◆ Task brief ◆
Return all lines below containing the word "this".

◆ Data lines ◆
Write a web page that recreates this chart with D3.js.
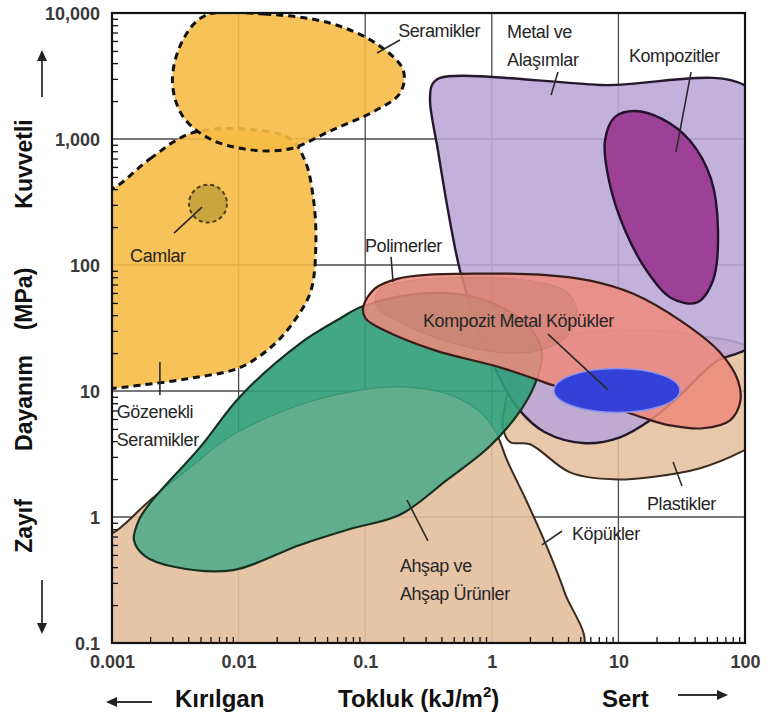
<!DOCTYPE html>
<html><head><meta charset="utf-8">
<script src="https://cdn.jsdelivr.net/npm/d3@7"></script>
<style>
html,body{margin:0;padding:0;background:#fff;}
svg{display:block;font-family:"Liberation Sans",Arial,sans-serif;}
</style></head><body>
<svg id="chart" width="767" height="718"></svg>
<script>
// Axis ticks
const toughnessTicks = [0.001, 0.01, 0.1, 1, 10, 100];
const toughnessTickLabels = ["0.001", "0.01", "0.1", "1", "10", "100"];
const strengthTicks = [0.1, 1, 10, 100, 1000, 10000];
const strengthTickLabels = ["0.1", "1", "10", "100", "1,000", "10,000"];

// Material family outlines: [toughness kJ/m², strength MPa]
const ceramics = [[0.0054, 9500], [0.016, 9800], [0.053, 8300], [0.126, 5600], [0.2, 3500], [0.188, 2300], [0.119, 1670], [0.053, 1160], [0.0255, 836], [0.0123, 821], [0.0059, 1005], [0.0036, 1530], [0.003, 2890], [0.0036, 6000]];
const porousCeramics = [[0.001, 403], [0.002, 697], [0.0041, 1100], [0.0103, 1205], [0.0255, 1005], [0.0335, 671], [0.0387, 355], [0.0408, 156], [0.0373, 62.7], [0.0284, 37.6], [0.0194, 23.8], [0.0103, 15.4], [0.0041, 12.6], [0.00166, 11.1], [0.001, 10.5], [0.0008, 10.5], [0.0008, 403]];
const metalsAlloys = [[0.39, 3055], [7.16, 2685], [120, 2323], [120, 25.2], [57.9, 16.9], [30.6, 9.23], [17.8, 5.85], [10.3, 4.29], [5.45, 3.85], [2.63, 4.70], [1.61, 7.28], [1.10, 14.0], [0.75, 35.0], [0.561, 90.4], [0.451, 270], [0.376, 805], [0.325, 2010], [0.337, 2685]];
const composites = [[13.5, 1670], [22.1, 1445], [36.8, 968], [53.8, 484], [61.2, 188], [55.8, 75.2], [41.8, 50.4], [26.5, 54.2], [17.1, 87.1], [11.3, 188], [8.43, 467], [7.83, 968], [9.40, 1500]];
const polymers = [[0.0962, 45.9], [0.119, 65.0], [0.182, 78.0], [0.325, 83.9], [0.807, 85.5], [2.40, 83.9], [5.97, 75.2], [13.0, 59.3], [32.4, 35.0], [63.5, 20.2], [88.1, 12.1], [91.5, 8.13], [76.2, 5.85], [46.6, 5.06], [25.6, 5.33], [16.2, 6.07], [7.16, 8.13], [3.04, 11.1], [1.16, 15.4], [0.356, 21.0], [0.143, 30.2], [0.101, 37.6]];
const polymersCore = [[0.126, 62.7], [0.226, 75.2], [0.673, 79.4], [2.00, 75.2], [4.00, 60.4], [4.71, 42.0], [4.00, 27.6], [2.40, 21.0], [1.16, 20.2], [0.468, 24.3], [0.188, 35.0], [0.122, 47.6]];
const plastics = [[1.27, 7.69], [1.45, 13.3], [2.00, 20.2], [3.46, 26.6], [10.3, 30.2], [36.8, 28.1], [131, 19.1], [131, 4.06], [94.6, 3.32], [44.2, 2.44], [17.8, 2.07], [9.06, 1.99], [4.15, 2.26], [2.00, 3.78], [1.39, 3.94], [1.22, 5.24]];
const foams = [[0.000804, 0.745], [0.001, 0.745], [0.002, 1.36], [0.00413, 2.44], [0.00904, 4.45], [0.0305, 7.69], [0.0759, 9.75], [0.188, 10.7], [0.468, 9.23], [0.807, 6.76], [1.10, 4.45], [1.32, 2.82], [1.90, 1.31], [2.73, 0.577], [3.78, 0.249], [5.15, 0.088], [0.000804, 0.088]];
const wood = [[0.00149, 0.656], [0.00163, 0.944], [0.002, 1.29], [0.00495, 3.57], [0.0103, 9.06], [0.0305, 23.8], [0.0632, 37.6], [0.0945, 46.8], [0.271, 59.3], [0.807, 54.2], [1.93, 33.1], [2.49, 20.2], [2.28, 12.6], [1.73, 7.28], [0.968, 3.66], [0.443, 1.97], [0.188, 1.04], [0.0759, 0.803], [0.0305, 0.600], [0.00904, 0.379], [0.00315, 0.401], [0.00182, 0.490]];
// Elliptical families: [toughness min, toughness max, strength min, strength max]
const glasses = [0.00406, 0.00809, 217, 434];
const compositeMetalFoams = [3.1, 30.6, 6.76, 15.1];

// Labels: text lines, anchor [toughness, strength], leader from/to
const labelText = [["Seramikler"], ["Metal ve", "Alaşımlar"], ["Kompozitler"], ["Polimerler"], ["Kompozit Metal Köpükler"], ["Camlar"], ["Gözenekli", "Seramikler"], ["Plastikler"], ["Köpükler"], ["Ahşap ve", "Ahşap Ürünler"]];
const labelAnchor = [[0.182, 6450], [1.32, 6340], [12.1, 4080], [0.0995, 127], [0.286, 32.2], [0.00139, 106], [0.00109, 6.11], [16.8, 1.14], [4.30, 0.656], [0.188, 0.366]];
const leaderFrom = [[0.188, 6110], [3.33, 3400], [37.5, 3400], [0.160, 116], [2.78, 28.3], [0.00309, 179], [0.00239, 17.0], [27.0, 2.73], [3.59, 0.774], [0.214, 1.36]];
const leaderTo = [[0.124, 4820], [2.94, 2230], [28.5, 789], [0.166, 73.3], [8.28, 10.2], [0.00514, 288], [0.00239, 9.29], [31.8, 1.76], [2.49, 0.600], [0.313, 0.646]];

const svg = d3.select("#chart");
const M = {left: 112, right: 745, top: 13, bottom: 643};
const x = d3.scaleLog().domain([0.001, 100]).range([M.left, M.right]);
const y = d3.scaleLog().domain([0.1, 10000]).range([M.bottom, M.top]);
const outline = d3.line().x(d => x(d[0])).y(d => y(d[1])).curve(d3.curveCatmullRomClosed.alpha(0.5));

const defs = svg.append("defs");
defs.append("clipPath").attr("id", "plotClip").append("rect")
  .attr("x", M.left).attr("y", M.top).attr("width", M.right - M.left).attr("height", M.bottom - M.top);
defs.append("clipPath").attr("id", "foamClip").append("path").attr("d", outline(foams));

// grid
const grid = svg.append("g").attr("stroke", "#4a4a4a").attr("stroke-width", 1.3);
grid.selectAll("line.v").data(toughnessTicks.slice(1, -1)).join("line")
  .attr("x1", d => x(d)).attr("x2", d => x(d)).attr("y1", M.top).attr("y2", M.bottom);
grid.selectAll("line.h").data(strengthTicks.slice(1, -1)).join("line")
  .attr("y1", d => y(d)).attr("y2", d => y(d)).attr("x1", M.left).attr("x2", M.right);

const plot = svg.append("g").attr("clip-path", "url(#plotClip)");
function region(pts, fill, op, stroke, sw, dash) {
  const p = plot.append("path").attr("d", outline(pts))
    .attr("fill", fill).attr("fill-opacity", op)
    .attr("stroke", stroke).attr("stroke-width", sw).attr("stroke-linejoin", "round");
  if (dash) p.attr("stroke-dasharray", dash);
  return p;
}
function ellipse(b, fill, stroke, sw, dash) {
  const e = plot.append("ellipse")
    .attr("cx", (x(b[0]) + x(b[1])) / 2).attr("cy", (y(b[2]) + y(b[3])) / 2)
    .attr("rx", (x(b[1]) - x(b[0])) / 2).attr("ry", (y(b[2]) - y(b[3])) / 2)
    .attr("fill", fill).attr("stroke", stroke).attr("stroke-width", sw);
  if (dash) e.attr("stroke-dasharray", dash);
  return e;
}

region(foams, "#E3BE9C", 0.9, "#3b2a1e", 2);
region(plastics, "#E3BE9C", 0.85, "#3b2a1e", 2);
region(metalsAlloys, "#B9A6D6", 0.88, "#24182c", 2.4);
region(composites, "#9A3B92", 0.95, "#24122a", 2.4);
// wood and wood products
region(wood, "#2F9D79", 0.9, "none", 0);
plot.append("g").attr("clip-path", "url(#foamClip)").append("path")
  .attr("d", outline(wood)).attr("fill", "#63AF8F").attr("fill-opacity", 0.95);
region(wood, "none", 1, "#17301f", 2.2);
region(polymers, "#EE8A7C", 0.86, "#3a1c18", 2.2);
region(polymersCore, "#B86F62", 0.28, "#8a5a50", 1, null).attr("stroke-opacity", 0.18);
ellipse(compositeMetalFoams, "#3441D8", "#8f93ec", 1.5);
region(porousCeramics, "#F6BB45", 0.9, "#111", 3, "7,5");
region(ceramics, "#F6BB45", 0.9, "#111", 3, "7,5");
ellipse(glasses, "#C9A53D", "#4f3f18", 2, "4,3");

// frame
svg.append("rect").attr("x", M.left).attr("y", M.top)
  .attr("width", M.right - M.left).attr("height", M.bottom - M.top)
  .attr("fill", "none").attr("stroke", "#111").attr("stroke-width", 2.2);

// minor ticks inside the frame
const minorX = x.ticks().filter(d => !toughnessTicks.some(t => Math.abs(t - d) / t < 1e-6));
const minorY = y.ticks().filter(d => !strengthTicks.some(t => Math.abs(t - d) / t < 1e-6));
const bx = svg.append("g").attr("transform", `translate(0,${M.bottom})`)
  .call(d3.axisBottom(x).tickValues(minorX).tickSize(-6).tickFormat(""));
const ly = svg.append("g").attr("transform", `translate(${M.left},0)`)
  .call(d3.axisLeft(y).tickValues(minorY).tickSize(-6).tickFormat(""));
[bx, ly].forEach(g => { g.select(".domain").remove(); g.selectAll("line").attr("stroke", "#111").attr("stroke-width", 1.3); });

// tick labels
const xl = svg.append("g").attr("transform", `translate(0,${M.bottom})`)
  .call(d3.axisBottom(x).tickValues(toughnessTicks).tickSize(0).tickPadding(12)
    .tickFormat((d, i) => toughnessTickLabels[i]));
const yl = svg.append("g").attr("transform", `translate(${M.left},0)`)
  .call(d3.axisLeft(y).tickValues(strengthTicks).tickSize(0).tickPadding(12)
    .tickFormat((d, i) => strengthTickLabels[i]));
[xl, yl].forEach(g => {
  g.select(".domain").remove();
  g.selectAll("text").attr("font-family", "Liberation Sans, Arial, sans-serif")
    .attr("font-size", 18).attr("font-weight", "bold").attr("fill", "#3a3a3a");
});
yl.selectAll("text").attr("dy", "0.38em");

// leaders and labels
const ann = svg.append("g");
ann.selectAll("line").data(leaderFrom).join("line")
  .attr("x1", d => x(d[0])).attr("y1", d => y(d[1]))
  .attr("x2", (d, i) => x(leaderTo[i][0])).attr("y2", (d, i) => y(leaderTo[i][1]))
  .attr("stroke", "#2a2a2a").attr("stroke-width", 1.6);
ann.selectAll("text").data(labelText).join("text")
  .attr("x", (d, i) => x(labelAnchor[i][0])).attr("y", (d, i) => y(labelAnchor[i][1]))
  .attr("font-size", 18).attr("letter-spacing", "-0.4px").attr("fill", "#262626")
  .each(function (lines) {
    const t = d3.select(this);
    const x0 = t.attr("x");
    lines.forEach((s, k) => t.append("tspan").attr("x", x0).attr("dy", k === 0 ? 0 : 28).text(s));
  });

// axis titles
const titles = svg.append("g").attr("font-weight", "bold").attr("fill", "#111");
titles.append("text").attr("x", 175).attr("y", 707).attr("font-size", 24).text("Kırılgan");
const tk = titles.append("text").attr("x", 338).attr("y", 707).attr("font-size", 24);
tk.append("tspan").text("Tokluk (kJ/m");
tk.append("tspan").attr("font-size", 15).attr("dy", -10).text("2");
tk.append("tspan").attr("dy", 10).text(")");
titles.append("text").attr("x", 602).attr("y", 707).attr("font-size", 24).text("Sert");
[["Kuvvetli", 164], ["(MPa)", 299], ["Dayanım", 403], ["Zayıf", 526]].forEach(([s, cy]) => {
  titles.append("text").attr("transform", `translate(32,${cy}) rotate(-90)`)
    .attr("text-anchor", "middle").attr("font-size", 23).text(s);
});

// direction arrows
const arrows = svg.append("g").attr("stroke", "#333").attr("fill", "#222").attr("stroke-width", 1.8);
function arrow(x1, y1, x2, y2) {
  const a = Math.atan2(y2 - y1, x2 - x1), L = 11, W = 5;
  const bx0 = x2 - L * Math.cos(a), by0 = y2 - L * Math.sin(a);
  arrows.append("line").attr("x1", x1).attr("y1", y1).attr("x2", bx0).attr("y2", by0);
  arrows.append("path").attr("stroke", "none").attr("d",
    `M${x2},${y2}L${bx0 - W * Math.sin(a)},${by0 + W * Math.cos(a)}L${bx0 + W * Math.sin(a)},${by0 - W * Math.cos(a)}Z`);
}
arrow(42, 97, 42, 50);
arrow(42, 580, 42, 634);
arrow(152, 702, 106, 702);
arrow(678, 695, 728, 695);
</script>
</body></html>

◆ Correct output ◆
Write a web page that recreates this chart with D3.js.
    const t = d3.select(this);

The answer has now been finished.